Still, the proposed change – which would affect an estimated 5 million employees in the UK – looms as a worrying prospect for businesses. If the rationale behind non-competes is to extend control over things like trade secrets, client lists and intellectual property, the new limit would lessen that control. And a statutory rule would place far more restrictions on how non-compete clauses could be used in employment contracts. 

Employees want the freedom to seek new employment. Employers probably have a different view

“I’m not sure employers will be particularly pleased about this because it does mean that when they invest in technology, and research and development, they need to be careful about whether some of that is walking out of the door,” says David Cabrelli, professor of labour law at Edinburgh Law School.

The proposal on non-competes was unveiled in May as part of a post-Brexit package of reforms to promote economic growth and boost the competitiveness of UK firms operating internationally. The announcement followed a consultation in 2020 and 2021, which drew 104 formal responses, from a mix of individuals, legal professionals, employers and trade associations. Of that total, 60% supported an upper limit on non-compete periods, while 53% opposed an outright ban, according to the DBT. 

Among employers, 63% said they use non-compete clauses, and 12% had done so in the past. They’re most commonly used in higher-paid occupational groups, but also extensively in middle- and lower-income jobs, according to the government. And while most typically last around six months, non-competes can last as long as 24 months.

For Cabrelli, the three-month limit is a “halfway house” of sorts between imposing a total ban on non-competes and letting the status quo stand. If enacted, though, legal and HR experts expect employers to go all out to offset the three-month cap.

What alternatives are there to non-compete clauses?

Those efforts might include, for instance, relying on longer notice and garden leave provisions as alternative ways to limit the activities of departing employees. Such steps, though, will be more costly for employers, since they would have to continue paying employees during notice and garden leave periods. 

“They will essentially be paying for the protection they might have otherwise got from a non-compete clause, where commonly no continuing payment is made,” notes one analysis of the government’s proposal on non-competes from employment law specialists Robin Jeffcott and Joanna Powis, at law firm Reed Smith. 

Standard contracts for recruits will probably need adapting, and existing ones will need to be renegotiated

Employers are also likely to look to other types of restrictive covenants to make up for shorter non-compete periods. That might mean tightening up confidentiality agreements and other restrictions that keep departing employees from soliciting or having dealings with past clients, or poaching colleagues. 

Beyond the paperwork, Palmer says there’s a key role for HR staff in helping to explain such agreements to employees and recruits, and any changes to them. That’s especially important when an employee is leaving a company and may soon find themselves in breach of a non-compete clause.

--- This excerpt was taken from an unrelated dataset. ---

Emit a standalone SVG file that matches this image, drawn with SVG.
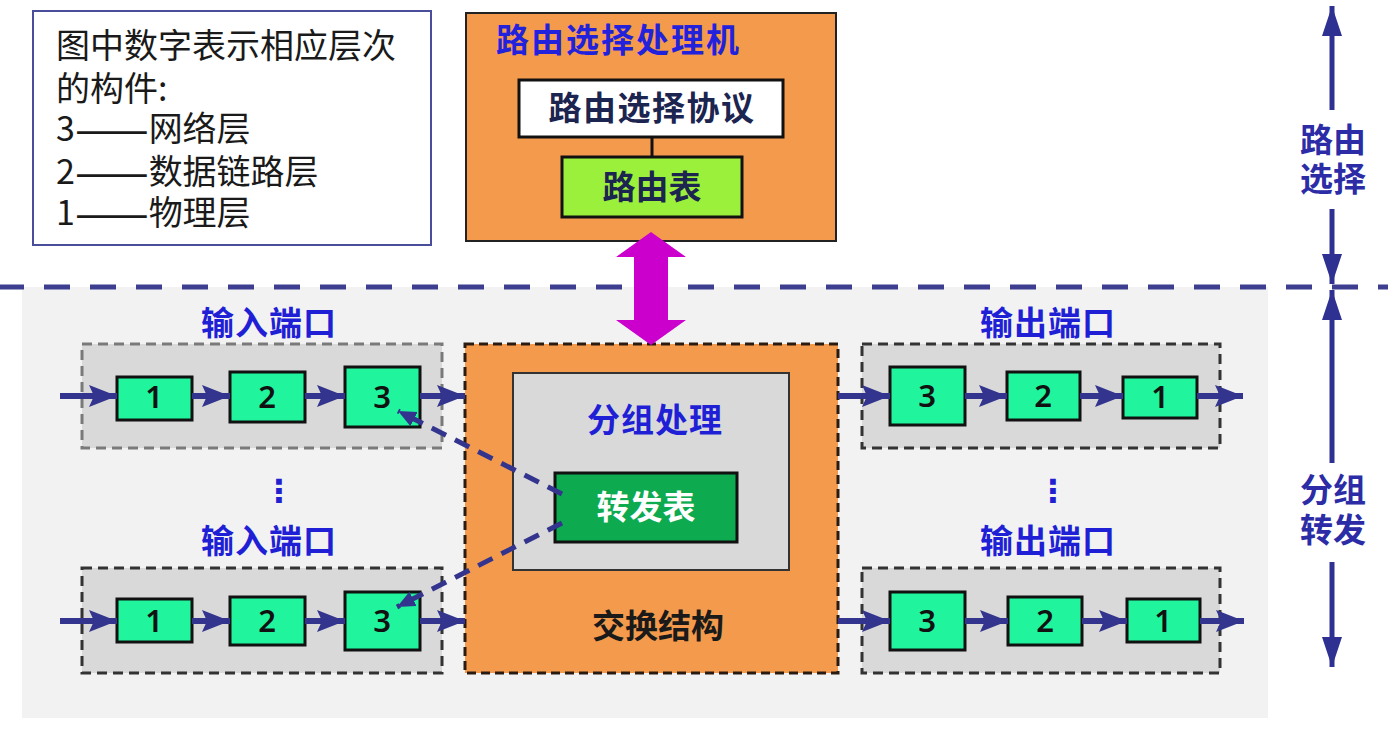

“It’s often the HR professional who has that discussion. ‘Do you know what this means in practice? If you do this, these are the ramifications,’” explains Palmer.

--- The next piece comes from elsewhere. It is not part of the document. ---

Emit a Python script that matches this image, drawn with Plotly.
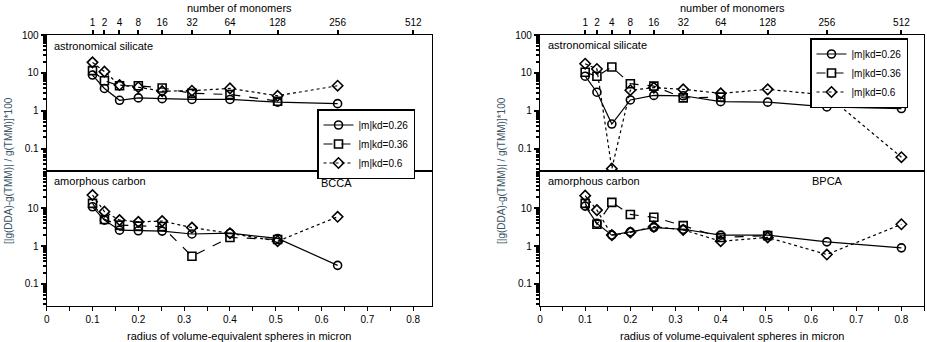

In that vein, the government said in May that it would produce guidance for both employers and employees to enhance awareness of non-compete clauses in contracts. 

How might non-compete reform play out?

Still, big questions remain about the scope and timing of any change to non-competes. For one thing, it isn’t yet clear whether the new rules would apply retroactively to existing employment contracts. If so, “Standard contracts for recruits will probably need adapting, and existing ones will need to be renegotiated, which will likely be a time-consuming and difficult project,” says Powis.

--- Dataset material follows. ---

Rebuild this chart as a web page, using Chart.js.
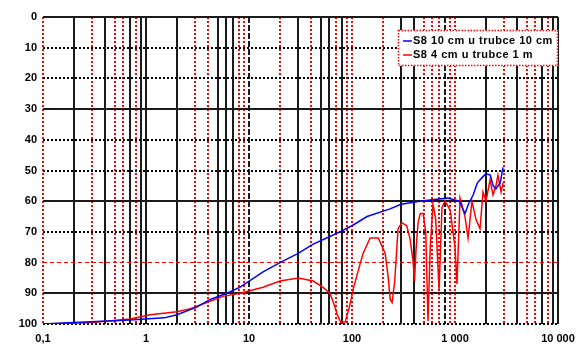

Regarding legislation, the government said in its May announcement only that it would introduce a statutory limit on non-competes “when parliamentary time allows”, but it remains tight-lipped about its plans. As of late August, a spokesperson for the DBT explained that no legislative timetable has been set as it continues “to review the policy and next steps”. 

If it is to be passed before the next general election, a bill on non-competes would have to be introduced this autumn, Cabrelli suggests, because of other pending legislation that’s still moving through parliament. The measure would need to go forward as primary rather than secondary legislation too, resulting in a longer process.

That’s little comfort to HR and other professionals looking for more detail on the government’s plans for reforming non-competes. “If businesses like ours, or our clients, knew the specifics of it, they could start acting in line with it to prevent a whole retrospective exercise or some kind of big upheaval that may ensue,” says Palmer.